Encontramos nessa documentação colonial a relação de plantas utilizadas no tratamento de algumas desordens mentais, que podiam ser utilizadas em forma de colares ou para preparar bebidas a serem ingeridas pelo paciente. O tratamento consistia numa mistura de métodos mágicos e empíricos com uso de diversos vegetais, frutos, sementes e minerais, sendo que não é possível perceber pela documentação analisada, se havia também o uso de algum tipo de terapia. Como para a população indígena as doenças eram conseqüência de uma alteração nas relações com forças sobrenaturais, o tratamento passava necessariamente pela combinação de rituais mágico-religiosos e a ingestão de plantas medicinais, sendo que os atos ditos “mágicos” foram demonizados pelos espanhóis como já vimos.

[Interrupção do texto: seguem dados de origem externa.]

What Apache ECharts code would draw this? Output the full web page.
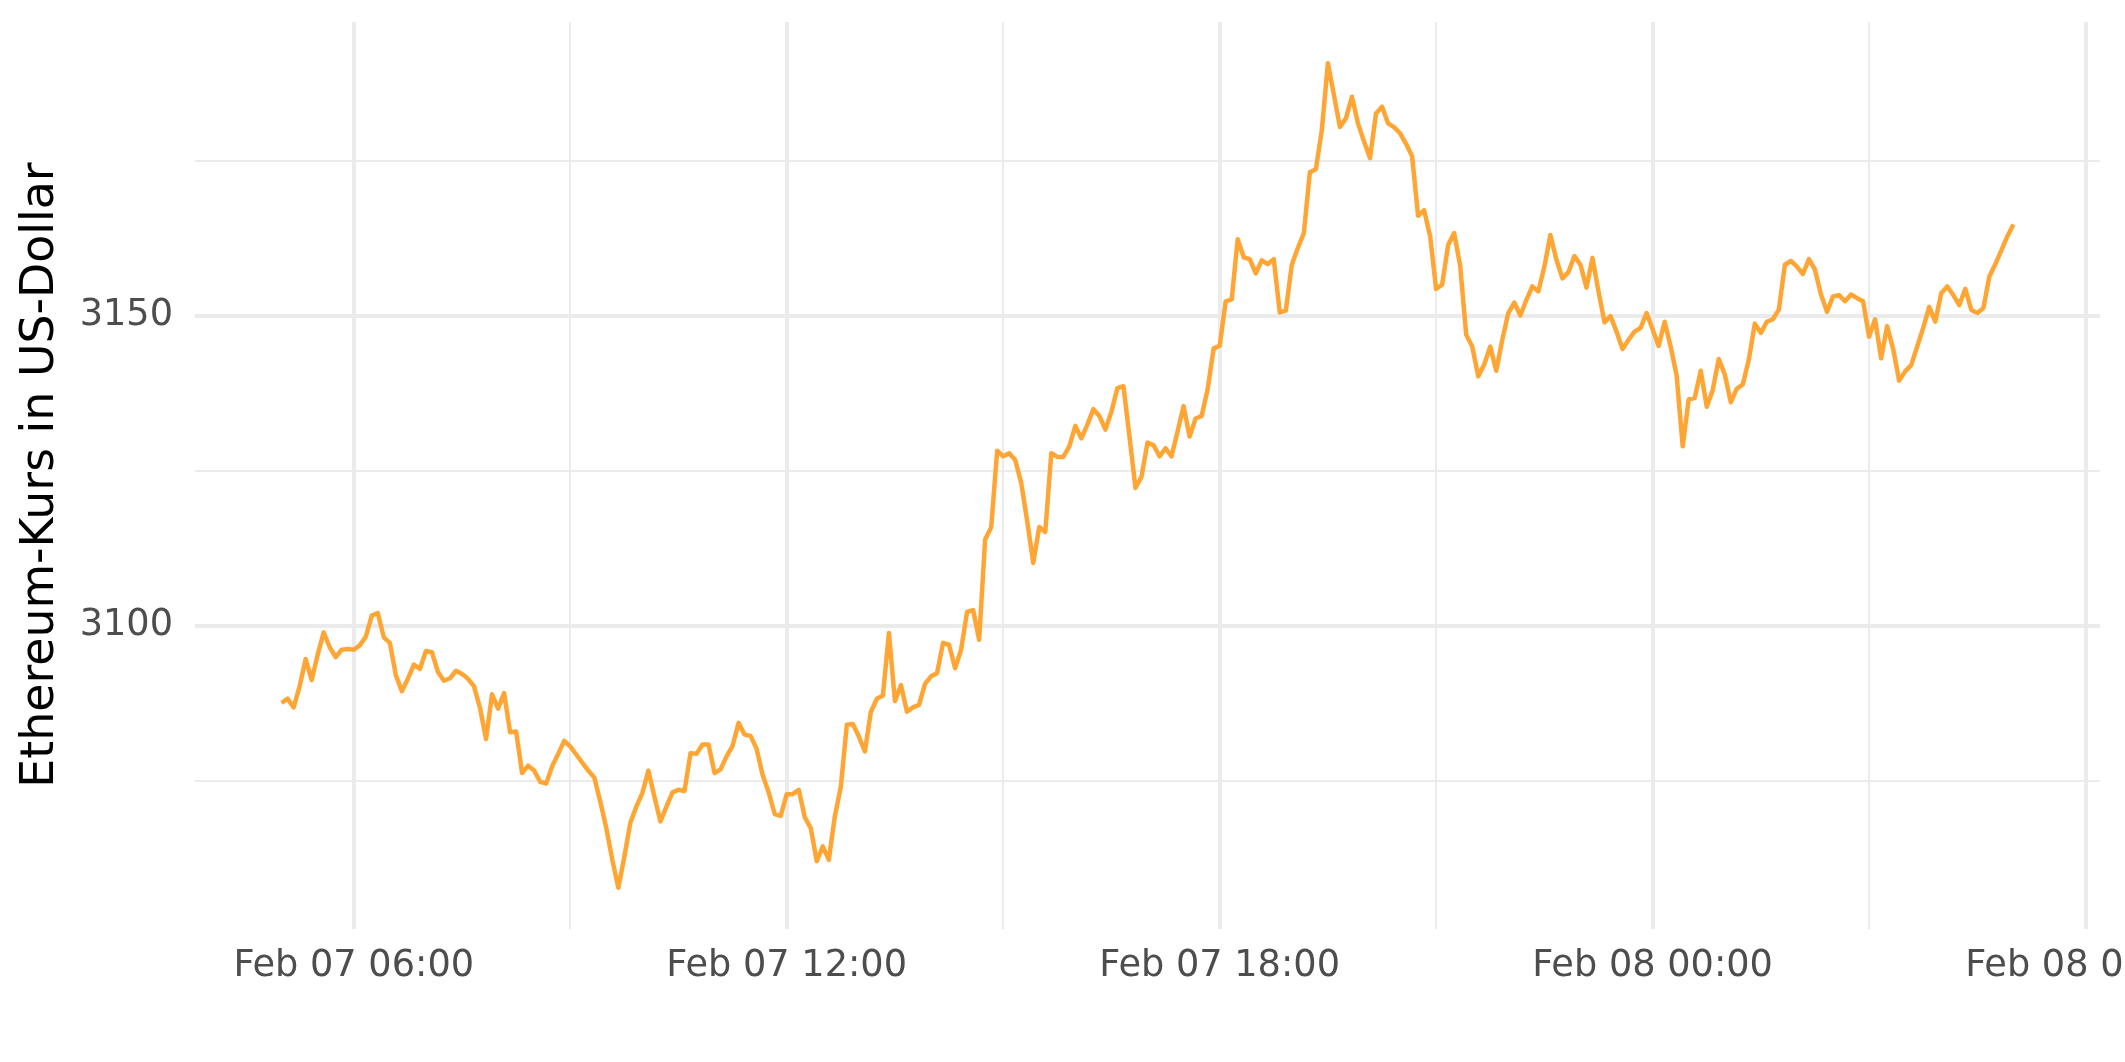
<!DOCTYPE html>
<html><head><meta charset="utf-8">
<script src="https://cdn.jsdelivr.net/npm/echarts@6/dist/echarts.min.js"></script>
<style>html,body{margin:0;padding:0;background:#fff}#c{width:2125px;height:1062px}</style>
</head><body><div id="c"></div>
<script>
// time of first sample (hours after Feb 07 00:00) and sampling step (5 minutes)
const startHour = 5;
const stepHours = 5 / 60;
const prices = [
3087.5,3088.2,3086.8,3090.2,3094.6,3091.2,3095.3,3098.9,3096.5,3094.9,
3096.1,3096.2,3096.1,3096.8,3098.2,3101.6,3102.0,3098.1,3097.2,3092.0,
3089.4,3091.4,3093.7,3093.0,3095.9,3095.7,3092.5,3091.1,3091.5,3092.7,
3092.2,3091.4,3090.2,3086.7,3081.7,3088.9,3086.6,3089.1,3082.8,3082.9,
3076.2,3077.4,3076.6,3074.8,3074.5,3077.3,3079.3,3081.4,3080.5,3079.2,
3077.9,3076.6,3075.5,3071.6,3067.3,3062.2,3057.7,3062.7,3068.2,3070.8,
3073.0,3076.6,3072.4,3068.4,3070.8,3073.1,3073.5,3073.3,3079.4,3079.3,
3080.8,3080.8,3076.2,3076.8,3078.9,3080.6,3084.3,3082.4,3082.2,3080.1,
3075.9,3073.1,3069.6,3069.3,3072.8,3072.8,3073.5,3069.1,3067.3,3062.0,
3064.4,3062.2,3069.2,3074.0,3084.0,3084.1,3082.1,3079.7,3086.1,3088.2,
3088.7,3098.8,3087.8,3090.4,3086.1,3086.8,3087.2,3090.6,3091.8,3092.3,
3097.2,3096.9,3093.1,3096.1,3102.2,3102.5,3097.7,3113.9,3115.8,3128.2,
3127.3,3127.8,3126.7,3123.0,3116.8,3110.1,3115.9,3115.1,3127.8,3127.2,
3127.2,3128.9,3132.2,3130.2,3132.4,3134.9,3133.8,3131.6,3134.5,3138.3,
3138.6,3130.5,3122.2,3124.0,3129.5,3129.1,3127.3,3128.6,3127.3,3131.3,
3135.4,3130.5,3133.4,3133.8,3138.1,3144.7,3145.1,3152.3,3152.6,3162.3,
3159.4,3159.1,3156.8,3158.9,3158.3,3159.1,3150.5,3150.8,3158.2,3160.9,
3163.3,3173.1,3173.6,3180.0,3190.7,3185.6,3180.4,3181.8,3185.3,3181.0,
3178.1,3175.4,3182.6,3183.7,3181.0,3180.4,3179.4,3177.7,3175.7,3166.1,
3167.0,3162.8,3154.3,3155.0,3161.4,3163.3,3158.0,3146.9,3145.0,3140.2,
3142.1,3145.0,3141.1,3146.1,3150.4,3152.1,3150.0,3152.5,3154.7,3153.9,
3157.9,3163.0,3159.0,3156.0,3157.0,3159.6,3158.2,3154.5,3159.3,3153.9,
3148.9,3149.9,3147.4,3144.6,3146.1,3147.4,3148.0,3150.4,3147.8,3145.1,
3149.0,3145.0,3140.3,3128.9,3136.5,3136.7,3141.1,3135.3,3138.0,3143.0,
3140.5,3136.0,3138.2,3138.9,3142.9,3148.7,3147.2,3149.0,3149.4,3151.0,
3158.2,3158.8,3157.9,3156.7,3159.1,3157.4,3153.4,3150.6,3153.1,3153.3,
3152.3,3153.4,3152.8,3152.3,3146.6,3149.4,3143.1,3148.3,3144.6,3139.5,
3141.0,3142.0,3145.0,3148.0,3151.4,3149.0,3153.6,3154.7,3153.3,3151.7,
3154.3,3150.9,3150.4,3151.2,3156.3,3158.3,3160.5,3162.8,3164.7
];
const xMajorHours = [6, 12, 18, 24, 30];
const xMajorLabels = ['Feb 07 06:00', 'Feb 07 12:00', 'Feb 07 18:00', 'Feb 08 00:00', 'Feb 08 06:00'];
const xMinorHours = [9, 15, 21, 27];
const yMajorValues = [3100, 3150];
const yMinorValues = [3075, 3125, 3175];
const yTitle = 'Ethereum-Kurs in US-Dollar';

const data = prices.map((p, i) => [startHour + i * stepHours, p]);
const xFirst = startHour, xLast = startHour + (prices.length - 1) * stepHours;
const xPad = (xLast - xFirst) * 0.05;
const pMin = Math.min(...prices), pMax = Math.max(...prices);
const yPad = (pMax - pMin) * 0.05;
const xMin = xFirst - xPad, xMax = xLast + xPad;
const yMin = pMin - yPad, yMax = pMax + yPad;

const FONT = 'DejaVu Sans';
const GRID = '#EBEBEB';

function xAxisDef(values, major) {
  return {
    type: 'value', min: xMin, max: xMax, position: 'bottom',
    axisLine: { show: false },
    axisTick: { show: false, customValues: values },
    axisLabel: major ? {
      customValues: values,
      formatter: v => xMajorLabels[xMajorHours.indexOf(Math.round(v))] || '',
      fontFamily: FONT, fontSize: 36.7, color: '#4D4D4D', margin: 19
    } : { show: false, customValues: values },
    splitLine: { show: true, lineStyle: { color: GRID, width: major ? 4 : 2 } }
  };
}
function yAxisDef(values, major) {
  return {
    type: 'value', min: yMin, max: yMax, position: 'left',
    axisLine: { show: false },
    axisTick: { show: false, customValues: values },
    axisLabel: major ? {
      customValues: values,
      formatter: v => String(Math.round(v)),
      fontFamily: FONT, fontSize: 36.7, color: '#4D4D4D', margin: 22
    } : { show: false, customValues: values },
    splitLine: { show: true, lineStyle: { color: GRID, width: major ? 4 : 2 } }
  };
}

const chart = echarts.init(document.getElementById('c'), null, { renderer: 'canvas' });
chart.setOption({
  animation: false,
  backgroundColor: '#ffffff',
  grid: { left: 195, right: 25, top: 22, bottom: 133, containLabel: false, outerBoundsMode: 'none' },
  xAxis: [xAxisDef(xMajorHours, true), xAxisDef(xMinorHours, false)],
  yAxis: [yAxisDef(yMajorValues, true), yAxisDef(yMinorValues, false)],
  graphic: [{
    type: 'text', x: 41, y: 475, rotation: Math.PI / 2,
    style: { text: yTitle, font: '45.8px "DejaVu Sans"', fill: '#000000', align: 'center', verticalAlign: 'middle' }
  }],
  series: [{
    type: 'line', data: data, xAxisIndex: 0, yAxisIndex: 0,
    showSymbol: false, symbol: 'none', z: 10,
    lineStyle: { color: '#FFA534', width: 4.5, join: 'round', cap: 'butt' }
  }]
});
</script></body></html>
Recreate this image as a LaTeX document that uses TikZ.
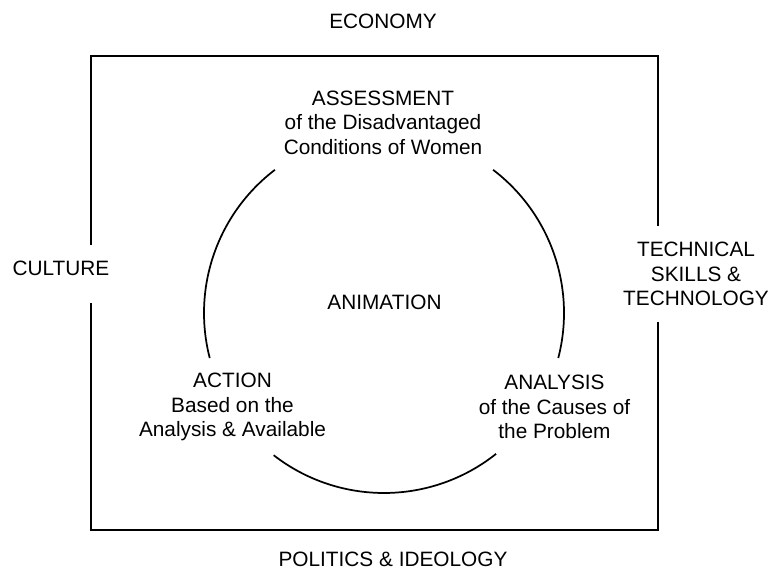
\documentclass[tikz,border=0pt]{standalone}
\usepackage{fontspec}
\setmainfont{Liberation Sans}
\begin{document}
\begin{tikzpicture}[x=0.75pt,y=0.75pt,
  lbl/.style={inner sep=0pt,align=center,font=\fontsize{15.6}{18.4}\selectfont},
  frame/.style={line width=1.5pt},
  ring/.style={line width=1.3pt}]
\useasboundingbox (0,0) rectangle (773,581);
% frame with gaps at left and right
\draw[frame] (91,336) -- (91,525) -- (658,525) -- (658,355);
\draw[frame] (658,259) -- (658,51) -- (91,51) -- (91,278);
% circle arcs
\coordinate (c) at (384,268);
\draw[ring] ([shift={(-14.5:180)}]c) arc[start angle=-14.5,end angle=52.7,radius=180];
\draw[ring] ([shift={(127.3:180)}]c) arc[start angle=127.3,end angle=194.5,radius=180];
\draw[ring] ([shift={(232.2:180)}]c) arc[start angle=232.2,end angle=308.5,radius=180];
% labels
\node[lbl] (econ) at (383,559.5) {ECONOMY};
\node[lbl] (cult) at (61,313) {CULTURE};
\node[lbl] (tech) at (696,307) {TECHNICAL\\SKILLS \&\\TECHNOLOGY};
\node[lbl] (pol) at (393,22) {POLITICS \& IDEOLOGY};
\node[lbl] (assess) at (383,458.5) {ASSESSMENT\\of the Disadvantaged\\Conditions of Women};
\node[lbl] (anim) at (384.5,278.5) {ANIMATION};
\node[lbl] (action) at (232.5,174) {ACTION\\Based on the\\Analysis \& Available};
\node[lbl] (analysis) at (554.5,174) {ANALYSIS\\of the Causes of\\the Problem};
\end{tikzpicture}
\end{document}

O contato com documentação sobre curandeiros, métodos de cura, ervas medicinais, sobre a medicina espanhola e portuguesa, fundação de enfermarias e hospitais no período colonial e outros, nos permitiu usar a documentação para analisar a concepção de doença tida pelos indígenas, que se distinguia da visão espanhola principalmente por seu vínculo aos deuses e por isso, a necessidade de rituais. Procuramos entender por que a população indígena optava pela medicina tradicional ou mágica em dados momentos e em outros recorria aos hospitais fundados pelos europeus. Sabemos que os religiosos tinham por obrigação cuidar da saúde da população indígena, bem como, evangelizá-los, extirpar suas idolatrias e prepará-los para a nova estrutura colonial. Para tanto, desde o começo da colonização foram criados diversos serviços assistenciais para atender às necesidades mais prementes, visto que várias doenças oriundas do Velho Mundo afetaram a população nativa. Houve grandes problemas sanitários, devido à falta de resistência das populações locais à ação desses germes até então inexistentes nessa região. Isso causou uma catástrofe demográfica, levando à criação de diversos hospitais destinados ao cuidado dessa população. Desde 1533, são fundadas enfermarias e hospitais em distintos locais, mostrando também a existência de um intercâmbio científico, em que os espanhóis passaram a observar e utilizar métodos curativos da população indígena.
No caso específico das enfermedades mentais não foi distinto e o que pudemos perceber é que os documentos tratam de varias doenças e tratamentos que não necessariamente eram conhecidos pelos europeus.